WHAT THIS TASK INVOLVES. Copy whichever lines contain the string "chart".
++++++++
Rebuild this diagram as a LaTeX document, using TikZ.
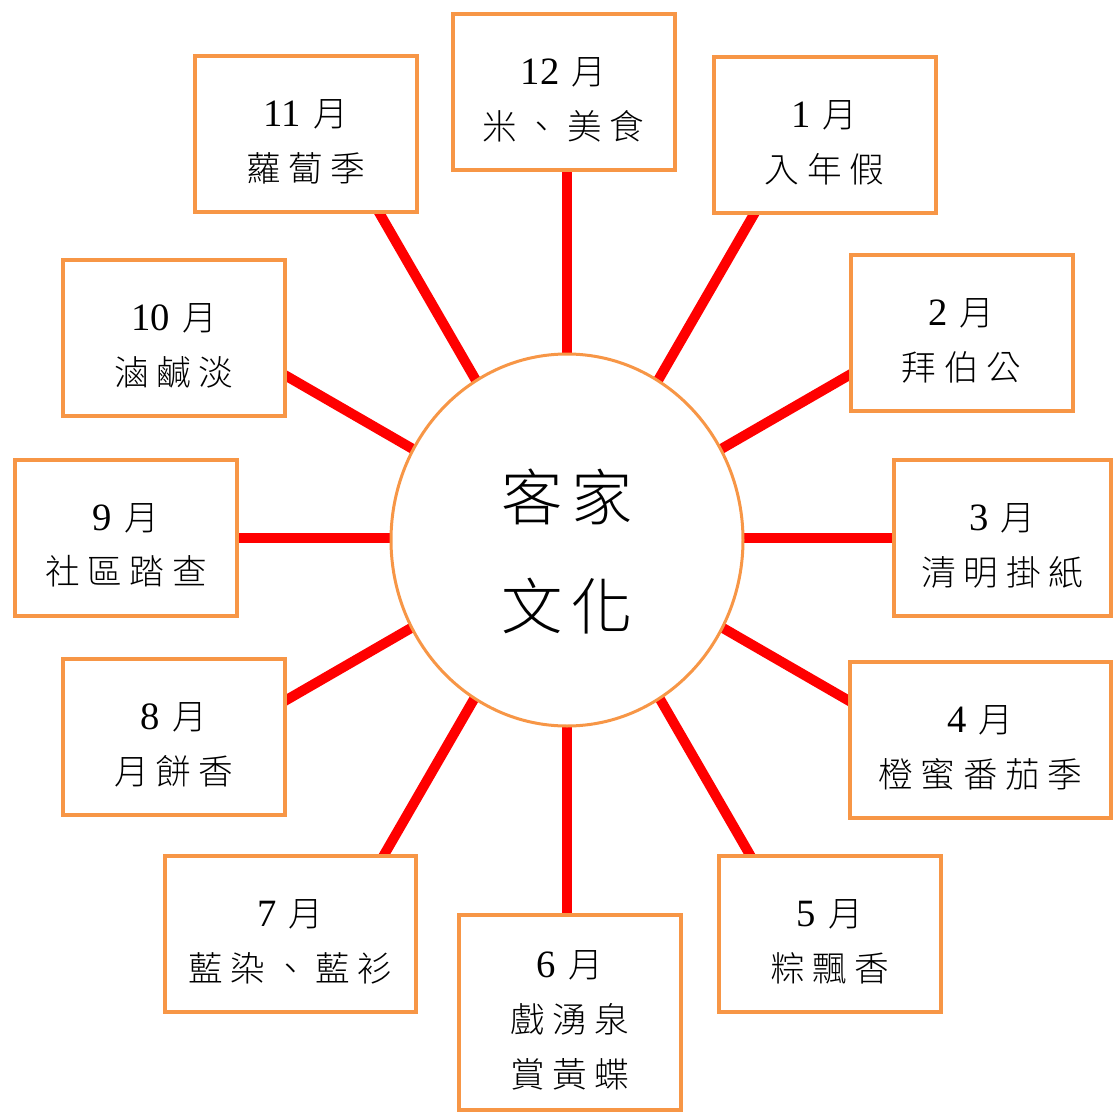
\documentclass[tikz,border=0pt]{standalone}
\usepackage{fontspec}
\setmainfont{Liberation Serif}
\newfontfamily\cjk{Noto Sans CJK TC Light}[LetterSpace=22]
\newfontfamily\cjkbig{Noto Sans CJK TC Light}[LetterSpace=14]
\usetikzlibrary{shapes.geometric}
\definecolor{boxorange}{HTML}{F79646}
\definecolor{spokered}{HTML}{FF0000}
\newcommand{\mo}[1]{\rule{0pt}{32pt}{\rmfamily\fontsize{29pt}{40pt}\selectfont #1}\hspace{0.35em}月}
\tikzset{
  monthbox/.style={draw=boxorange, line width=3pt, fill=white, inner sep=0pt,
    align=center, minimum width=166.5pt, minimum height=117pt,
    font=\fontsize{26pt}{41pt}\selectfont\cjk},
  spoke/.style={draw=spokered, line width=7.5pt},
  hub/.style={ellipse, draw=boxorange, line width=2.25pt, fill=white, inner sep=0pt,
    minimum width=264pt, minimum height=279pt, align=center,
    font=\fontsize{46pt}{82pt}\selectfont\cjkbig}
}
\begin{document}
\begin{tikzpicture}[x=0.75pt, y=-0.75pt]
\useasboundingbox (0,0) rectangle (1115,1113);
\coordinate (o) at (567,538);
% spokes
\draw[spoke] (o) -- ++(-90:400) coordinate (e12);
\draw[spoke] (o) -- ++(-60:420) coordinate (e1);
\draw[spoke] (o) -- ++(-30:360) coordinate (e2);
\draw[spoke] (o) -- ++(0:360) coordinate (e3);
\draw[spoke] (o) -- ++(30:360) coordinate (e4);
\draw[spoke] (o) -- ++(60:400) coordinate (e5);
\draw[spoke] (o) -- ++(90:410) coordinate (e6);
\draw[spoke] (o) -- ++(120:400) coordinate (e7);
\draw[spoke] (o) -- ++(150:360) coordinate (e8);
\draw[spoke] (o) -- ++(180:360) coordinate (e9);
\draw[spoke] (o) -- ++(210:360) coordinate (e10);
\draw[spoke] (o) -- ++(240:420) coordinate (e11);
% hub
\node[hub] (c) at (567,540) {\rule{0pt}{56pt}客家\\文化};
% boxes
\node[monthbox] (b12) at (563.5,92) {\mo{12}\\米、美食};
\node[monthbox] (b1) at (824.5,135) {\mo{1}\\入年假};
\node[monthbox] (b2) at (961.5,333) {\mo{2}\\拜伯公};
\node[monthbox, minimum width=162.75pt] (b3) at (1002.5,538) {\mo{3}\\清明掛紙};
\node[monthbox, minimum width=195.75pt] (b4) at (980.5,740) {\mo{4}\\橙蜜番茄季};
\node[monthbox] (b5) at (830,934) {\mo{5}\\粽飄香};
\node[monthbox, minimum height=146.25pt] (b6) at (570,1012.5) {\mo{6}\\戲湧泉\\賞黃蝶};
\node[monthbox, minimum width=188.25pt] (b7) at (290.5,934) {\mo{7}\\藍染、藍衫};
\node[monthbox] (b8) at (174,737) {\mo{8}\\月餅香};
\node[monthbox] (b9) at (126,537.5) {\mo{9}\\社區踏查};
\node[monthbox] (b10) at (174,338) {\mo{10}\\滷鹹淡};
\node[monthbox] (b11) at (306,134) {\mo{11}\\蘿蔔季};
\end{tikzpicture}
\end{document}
++++++++
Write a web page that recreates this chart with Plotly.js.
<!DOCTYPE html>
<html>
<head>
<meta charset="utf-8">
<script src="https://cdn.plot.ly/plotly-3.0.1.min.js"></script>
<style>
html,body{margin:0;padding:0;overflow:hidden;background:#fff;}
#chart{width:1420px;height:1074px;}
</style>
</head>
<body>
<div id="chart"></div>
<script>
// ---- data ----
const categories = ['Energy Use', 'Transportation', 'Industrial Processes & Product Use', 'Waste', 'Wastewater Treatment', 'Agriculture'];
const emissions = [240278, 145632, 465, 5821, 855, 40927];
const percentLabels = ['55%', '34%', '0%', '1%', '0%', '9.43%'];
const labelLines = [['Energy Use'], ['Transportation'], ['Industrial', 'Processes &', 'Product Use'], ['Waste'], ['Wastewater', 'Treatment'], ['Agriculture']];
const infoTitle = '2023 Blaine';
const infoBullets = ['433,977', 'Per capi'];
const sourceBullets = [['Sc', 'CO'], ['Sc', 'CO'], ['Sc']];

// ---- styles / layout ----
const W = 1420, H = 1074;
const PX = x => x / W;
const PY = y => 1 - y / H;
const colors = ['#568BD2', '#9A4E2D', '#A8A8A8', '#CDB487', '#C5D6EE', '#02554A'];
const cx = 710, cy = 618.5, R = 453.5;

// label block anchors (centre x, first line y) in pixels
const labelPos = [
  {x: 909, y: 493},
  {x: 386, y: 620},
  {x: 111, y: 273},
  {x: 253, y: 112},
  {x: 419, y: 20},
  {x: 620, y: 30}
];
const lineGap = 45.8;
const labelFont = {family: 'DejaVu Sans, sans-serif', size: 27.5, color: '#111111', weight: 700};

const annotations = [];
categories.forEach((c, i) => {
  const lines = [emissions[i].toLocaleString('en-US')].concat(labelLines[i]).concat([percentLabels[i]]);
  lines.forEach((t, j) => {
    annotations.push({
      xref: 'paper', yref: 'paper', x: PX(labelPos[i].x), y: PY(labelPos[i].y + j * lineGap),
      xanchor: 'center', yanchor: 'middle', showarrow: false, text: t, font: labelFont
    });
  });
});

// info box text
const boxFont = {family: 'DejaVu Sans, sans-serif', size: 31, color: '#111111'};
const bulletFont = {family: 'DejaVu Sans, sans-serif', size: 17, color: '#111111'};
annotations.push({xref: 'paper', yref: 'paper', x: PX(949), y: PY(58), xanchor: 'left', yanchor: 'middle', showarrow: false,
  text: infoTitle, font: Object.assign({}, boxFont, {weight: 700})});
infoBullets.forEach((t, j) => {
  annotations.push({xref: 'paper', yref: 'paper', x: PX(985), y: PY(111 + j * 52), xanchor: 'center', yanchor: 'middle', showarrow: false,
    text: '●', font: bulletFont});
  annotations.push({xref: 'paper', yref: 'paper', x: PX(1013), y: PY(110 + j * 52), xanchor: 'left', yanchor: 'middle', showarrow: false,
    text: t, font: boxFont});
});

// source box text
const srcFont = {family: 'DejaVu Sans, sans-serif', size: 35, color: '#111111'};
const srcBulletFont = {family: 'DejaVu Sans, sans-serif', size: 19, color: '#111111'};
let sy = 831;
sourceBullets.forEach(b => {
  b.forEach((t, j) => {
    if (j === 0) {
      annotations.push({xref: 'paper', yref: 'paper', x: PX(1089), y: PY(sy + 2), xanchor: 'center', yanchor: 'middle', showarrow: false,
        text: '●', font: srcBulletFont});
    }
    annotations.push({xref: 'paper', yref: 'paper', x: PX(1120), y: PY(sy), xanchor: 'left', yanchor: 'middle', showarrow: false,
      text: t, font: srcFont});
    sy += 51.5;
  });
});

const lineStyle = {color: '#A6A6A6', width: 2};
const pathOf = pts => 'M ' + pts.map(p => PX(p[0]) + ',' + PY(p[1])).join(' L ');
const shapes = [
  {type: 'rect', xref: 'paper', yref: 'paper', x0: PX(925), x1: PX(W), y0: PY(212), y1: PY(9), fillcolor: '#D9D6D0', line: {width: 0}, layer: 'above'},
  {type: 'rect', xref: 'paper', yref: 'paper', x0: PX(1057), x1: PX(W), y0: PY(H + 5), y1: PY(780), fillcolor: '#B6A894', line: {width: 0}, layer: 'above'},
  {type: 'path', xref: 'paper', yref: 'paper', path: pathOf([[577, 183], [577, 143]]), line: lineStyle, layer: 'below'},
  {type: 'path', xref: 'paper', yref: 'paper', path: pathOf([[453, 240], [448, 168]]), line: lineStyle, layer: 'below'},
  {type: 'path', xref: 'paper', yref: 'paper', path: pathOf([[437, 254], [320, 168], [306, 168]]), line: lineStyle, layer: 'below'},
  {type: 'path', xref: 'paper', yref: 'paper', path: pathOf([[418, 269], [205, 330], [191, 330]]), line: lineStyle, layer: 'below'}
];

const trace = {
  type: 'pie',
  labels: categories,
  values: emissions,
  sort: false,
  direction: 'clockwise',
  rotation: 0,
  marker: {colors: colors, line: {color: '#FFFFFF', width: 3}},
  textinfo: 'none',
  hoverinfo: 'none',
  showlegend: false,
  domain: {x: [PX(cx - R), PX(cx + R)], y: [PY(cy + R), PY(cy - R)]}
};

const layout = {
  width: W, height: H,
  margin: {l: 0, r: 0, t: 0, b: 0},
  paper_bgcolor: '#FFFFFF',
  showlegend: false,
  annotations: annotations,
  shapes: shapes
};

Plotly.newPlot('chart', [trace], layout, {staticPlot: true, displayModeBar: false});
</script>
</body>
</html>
++++++++
TASK RESPONSE.
Write a web page that recreates this chart with Plotly.js.
#chart{width:1420px;height:1074px;}
<div id="chart"></div>
Plotly.newPlot('chart', [trace], layout, {staticPlot: true, displayModeBar: false});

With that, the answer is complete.